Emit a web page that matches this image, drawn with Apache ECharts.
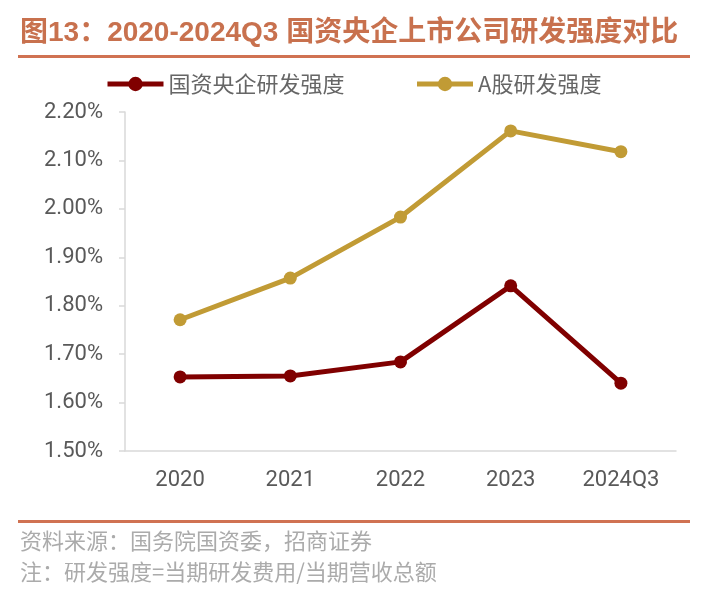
<!DOCTYPE html>
<html><head><meta charset="utf-8">
<script src="https://cdn.jsdelivr.net/npm/echarts@6/dist/echarts.min.js"></script>
<style>html,body{margin:0;padding:0;background:#fff}#c{width:711px;height:600px}</style>
</head><body><div id="c"></div>
<script>
const categories = ['2020','2021','2022','2023','2024Q3'];
const soeValues = [1.653, 1.655, 1.684, 1.841, 1.640];
const aShareValues = [1.771, 1.857, 1.983, 2.161, 2.118];
const seriesNames = ['国资央企研发强度', 'A股研发强度'];
const titleText = '图13：2020-2024Q3 国资央企上市公司研发强度对比';
const sourceText = '资料来源：国务院国资委，招商证券';
const noteText = '注：研发强度=当期研发费用/当期营收总额';

const chart = echarts.init(document.getElementById('c'));
const cjk = '"Noto Sans CJK SC", sans-serif';
const num = 'Roboto, "Noto Sans CJK SC", sans-serif';
chart.setOption({
  backgroundColor: '#fff',
  textStyle: { fontFamily: cjk },
  graphic: [
    { type: 'text', left: 20, top: 19, style: { text: titleText, fill: '#c8714e', font: 'bold 28px "Liberation Sans", "Noto Sans CJK SC", sans-serif' } },
    { type: 'rect', shape: { x: 18, y: 55, width: 672, height: 3 }, style: { fill: '#d07252' } },
    { type: 'rect', shape: { x: 18, y: 520, width: 672, height: 3 }, style: { fill: '#d07252' } },
    { type: 'text', left: 20, top: 530, style: { text: sourceText, fill: '#ababab', font: '22px ' + cjk } },
    { type: 'text', left: 20, top: 561, style: { text: noteText, fill: '#ababab', font: '22px ' + cjk } }
  ],
  legend: {
    top: 68, left: 100, itemGap: 70, itemWidth: 56, itemHeight: 18,
    lineStyle: { width: 5 },
    textStyle: { color: '#666666', fontSize: 22, fontFamily: cjk },
    data: seriesNames
  },
  grid: { left: 125, right: 35, top: 112, bottom: 149 },
  xAxis: {
    type: 'category', data: categories, boundaryGap: true,
    axisLine: { lineStyle: { color: '#d9d9d9', width: 1.5 } },
    axisTick: { show: false },
    axisLabel: { color: '#595959', fontSize: 22, margin: 18, fontFamily: num }
  },
  yAxis: {
    type: 'value', min: 1.5, max: 2.2, interval: 0.1,
    axisLine: { show: true, lineStyle: { color: '#d9d9d9', width: 1.5 } },
    axisTick: { show: true, length: 6, lineStyle: { color: '#d9d9d9', width: 1.5 } },
    splitLine: { show: false },
    axisLabel: { color: '#595959', fontSize: 22, margin: 22, fontFamily: num,
      formatter: v => v.toFixed(2) + '%' }
  },
  series: [
    { name: seriesNames[0], type: 'line', data: soeValues, symbol: 'circle', symbolSize: 13,
      lineStyle: { color: '#800000', width: 5 }, itemStyle: { color: '#800000' } },
    { name: seriesNames[1], type: 'line', data: aShareValues, symbol: 'circle', symbolSize: 13,
      lineStyle: { color: '#c19b35', width: 5 }, itemStyle: { color: '#c19b35' } }
  ]
});
</script></body></html>
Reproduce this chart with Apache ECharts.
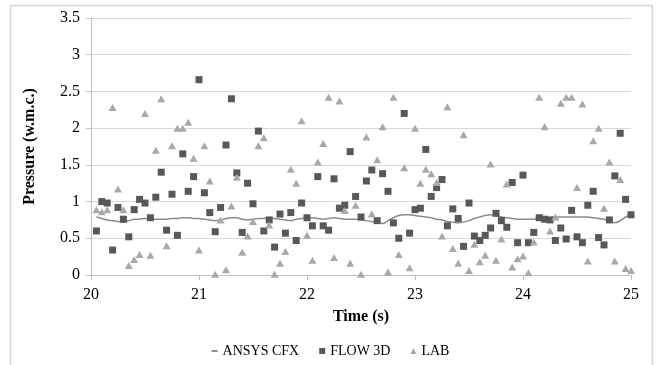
<!DOCTYPE html>
<html>
<head>
<meta charset="utf-8">
<script src="https://cdn.jsdelivr.net/npm/echarts@6/dist/echarts.min.js"></script>
<style>
  html, body { margin: 0; padding: 0; background: #fff; }
  #chart { width: 661px; height: 365px; }
</style>
</head>
<body>
<div id="chart"></div>
<script>
// sample times (s)
const times = [
  20.05, 20.10, 20.15, 20.20, 20.25, 20.30, 20.35, 20.40, 20.45, 20.50,
  20.55, 20.60, 20.65, 20.70, 20.75, 20.80, 20.85, 20.90, 20.95, 21.00,
  21.05, 21.10, 21.15, 21.20, 21.25, 21.30, 21.35, 21.40, 21.45, 21.50,
  21.55, 21.60, 21.65, 21.70, 21.75, 21.80, 21.85, 21.90, 21.95, 22.00,
  22.05, 22.10, 22.15, 22.20, 22.25, 22.30, 22.35, 22.40, 22.45, 22.50,
  22.55, 22.60, 22.65, 22.70, 22.75, 22.80, 22.85, 22.90, 22.95, 23.00,
  23.05, 23.10, 23.15, 23.20, 23.25, 23.30, 23.35, 23.40, 23.45, 23.50,
  23.55, 23.60, 23.65, 23.70, 23.75, 23.80, 23.85, 23.90, 23.95, 24.00,
  24.05, 24.10, 24.15, 24.20, 24.25, 24.30, 24.35, 24.40, 24.45, 24.50,
  24.55, 24.60, 24.65, 24.70, 24.75, 24.80, 24.85, 24.90, 24.95, 25.00
]

const ansysCfx = [
  0.79, 0.77, 0.75, 0.74, 0.73, 0.72, 0.74, 0.76, 0.76, 0.77,
  0.76, 0.76, 0.76, 0.76, 0.77, 0.77, 0.78, 0.78, 0.77, 0.77,
  0.76, 0.75, 0.74, 0.75, 0.77, 0.78, 0.78, 0.76, 0.75, 0.76,
  0.77, 0.77, 0.78, 0.77, 0.76, 0.75, 0.74, 0.76, 0.77, 0.78,
  0.78, 0.77, 0.76, 0.77, 0.78, 0.77, 0.76, 0.76, 0.76, 0.75,
  0.74, 0.73, 0.71, 0.70, 0.74, 0.78, 0.81, 0.82, 0.82, 0.81,
  0.80, 0.79, 0.78, 0.76, 0.75, 0.73, 0.72, 0.71, 0.72, 0.74,
  0.77, 0.79, 0.81, 0.82, 0.81, 0.79, 0.78, 0.77, 0.76, 0.76,
  0.76, 0.76, 0.77, 0.77, 0.78, 0.79, 0.79, 0.79, 0.79, 0.79,
  0.79, 0.79, 0.78, 0.77, 0.76, 0.74, 0.71, 0.74, 0.79, 0.82
]

const flow3d = [
  0.60, 1.00, 0.98, 0.34, 0.92, 0.76, 0.52, 0.89, 1.03, 0.98,
  0.78, 1.06, 1.40, 0.61, 1.10, 0.54, 1.65, 1.14, 1.34, 2.66,
  1.12, 0.85, 0.59, 0.92, 1.77, 2.40, 1.39, 0.58, 1.25, 0.97,
  1.96, 0.60, 0.75, 0.38, 0.83, 0.57, 0.85, 0.47, 0.98, 0.78,
  0.67, 1.34, 0.67, 0.61, 1.31, 0.91, 0.95, 1.68, 1.07, 0.79,
  1.28, 1.43, 0.74, 1.38, 1.14, 0.71, 0.50, 2.20, 0.57, 0.89,
  0.91, 1.71, 1.07, 1.19, 1.30, 0.67, 0.90, 0.77, 0.39, 0.98,
  0.53, 0.47, 0.54, 0.64, 0.84, 0.74, 0.65, 1.26, 0.44, 1.36,
  0.44, 0.58, 0.78, 0.76, 0.75, 0.47, 0.64, 0.49, 0.88, 0.52,
  0.44, 0.95, 1.14, 0.51, 0.41, 0.75, 1.35, 1.93, 1.03, 0.82
]

const lab = [
  0.89, 0.86, 0.89, 2.28, 1.17, 0.89, 0.13, 0.21, 0.28, 2.20,
  0.27, 1.70, 2.40, 0.40, 1.76, 2.00, 2.00, 2.08, 1.59, 0.34,
  1.76, 1.28, 0.01, 0.75, 0.07, 0.94, 1.33, 0.31, 0.53, 0.73,
  1.76, 1.87, 0.68, 0.01, 0.16, 0.32, 1.44, 1.25, 2.10, 0.54,
  0.20, 1.54, 1.79, 2.42, 0.24, 2.37, 0.88, 0.16, 0.95, 0.01,
  1.88, 0.83, 1.57, 2.02, 0.04, 2.42, 0.28, 1.46, 0.10, 2.00,
  1.25, 1.44, 1.38, 1.26, 0.53, 2.29, 0.36, 0.16, 1.91, 0.06,
  0.42, 0.18, 0.27, 1.51, 0.20, 0.49, 1.24, 0.11, 0.22, 0.26,
  0.03, 0.45, 2.42, 2.02, 0.60, 0.79, 2.34, 2.42, 2.42, 1.19,
  2.33, 0.19, 1.83, 2.00, 0.91, 1.54, 0.19, 1.30, 0.09, 0.06
]

const pairs = vals => times.map((t, i) => [t, vals[i]])
const serif = 'Liberation Serif'

const chart = echarts.init(document.getElementById('chart'))

const option = {
  animation: false,
  graphic: [{
    type: 'rect',
    shape: { x: 10.5, y: 5.5, width: 642, height: 380 },
    style: { fill: 'none', stroke: '#d4d4d4', lineWidth: 1.5 },
    silent: true
  }],
  grid: { left: 91, right: 30, top: 18, bottom: 90 },
  legend: {
    left: 'center',
    top: 339,
    itemWidth: 6,
    itemHeight: 6,
    itemGap: 20,
    textStyle: { fontFamily: serif, fontSize: 14, color: '#000' },
    data: [
      { name: 'ANSYS CFX', icon: 'path://M0,0h6v2h-6z', itemStyle: { color: '#8c8c8c' } },
      { name: 'FLOW 3D', icon: 'rect' },
      { name: 'LAB', icon: 'triangle' }
    ]
  },
  xAxis: {
    type: 'value',
    min: 20,
    max: 25,
    interval: 1,
    name: 'Time (s)',
    nameLocation: 'middle',
    nameGap: 34,
    nameTextStyle: { fontFamily: serif, fontSize: 16, fontWeight: 'bold', color: '#000' },
    axisLine: { lineStyle: { color: '#bfbfbf' } },
    axisTick: { show: true, length: 5, lineStyle: { color: '#bfbfbf' } },
    axisLabel: { fontFamily: serif, fontSize: 16, color: '#000', margin: 12 },
    splitLine: { show: false }
  },
  yAxis: {
    type: 'value',
    min: 0,
    max: 3.5,
    interval: 0.5,
    name: 'Pressure (w.m.c.)',
    nameLocation: 'middle',
    nameGap: 53,
    nameTextStyle: { fontFamily: serif, fontSize: 16, fontWeight: 'bold', color: '#000' },
    axisLine: { show: true, lineStyle: { color: '#bfbfbf' } },
    axisTick: { show: true, length: 5, lineStyle: { color: '#bfbfbf' } },
    axisLabel: { fontFamily: serif, fontSize: 16, color: '#000', margin: 11 },
    splitLine: { lineStyle: { color: '#d9d9d9' } }
  },
  series: [
    {
      name: 'ANSYS CFX',
      type: 'line',
      data: pairs(ansysCfx),
      showSymbol: false,
      smooth: 0.3,
      lineStyle: { color: '#8c8c8c', width: 1.5 },
      itemStyle: { color: '#8c8c8c' },
      z: 1
    },
    {
      name: 'FLOW 3D',
      type: 'scatter',
      data: pairs(flow3d),
      symbol: 'rect',
      symbolSize: 7,
      itemStyle: { color: '#585858', opacity: 1 },
      z: 2
    },
    {
      name: 'LAB',
      type: 'scatter',
      data: pairs(lab),
      symbol: 'triangle',
      symbolSize: [8, 7],
      itemStyle: { color: '#a8a8a8', opacity: 1 },
      z: 3
    }
  ]
}

chart.setOption(option)
window.addEventListener('resize', function () {
  chart.resize()
})
</script>
</body>
</html>
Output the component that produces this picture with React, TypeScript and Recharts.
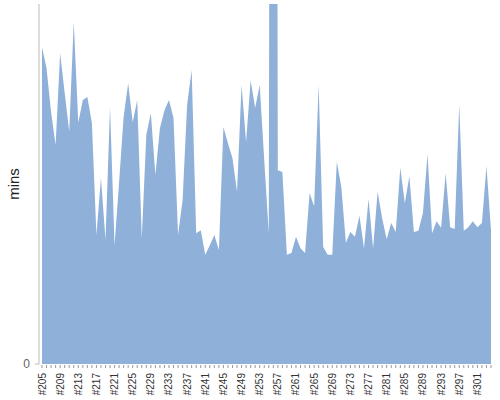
==*==
• **AIM**
Using the data above, copy each line that contains "with".

• **OUTPUT OF THE TASK**
Emit a web page that matches this image, drawn with Apache ECharts.
Reproduce this chart with Apache ECharts.
Output the component that produces this picture with React, TypeScript and Recharts.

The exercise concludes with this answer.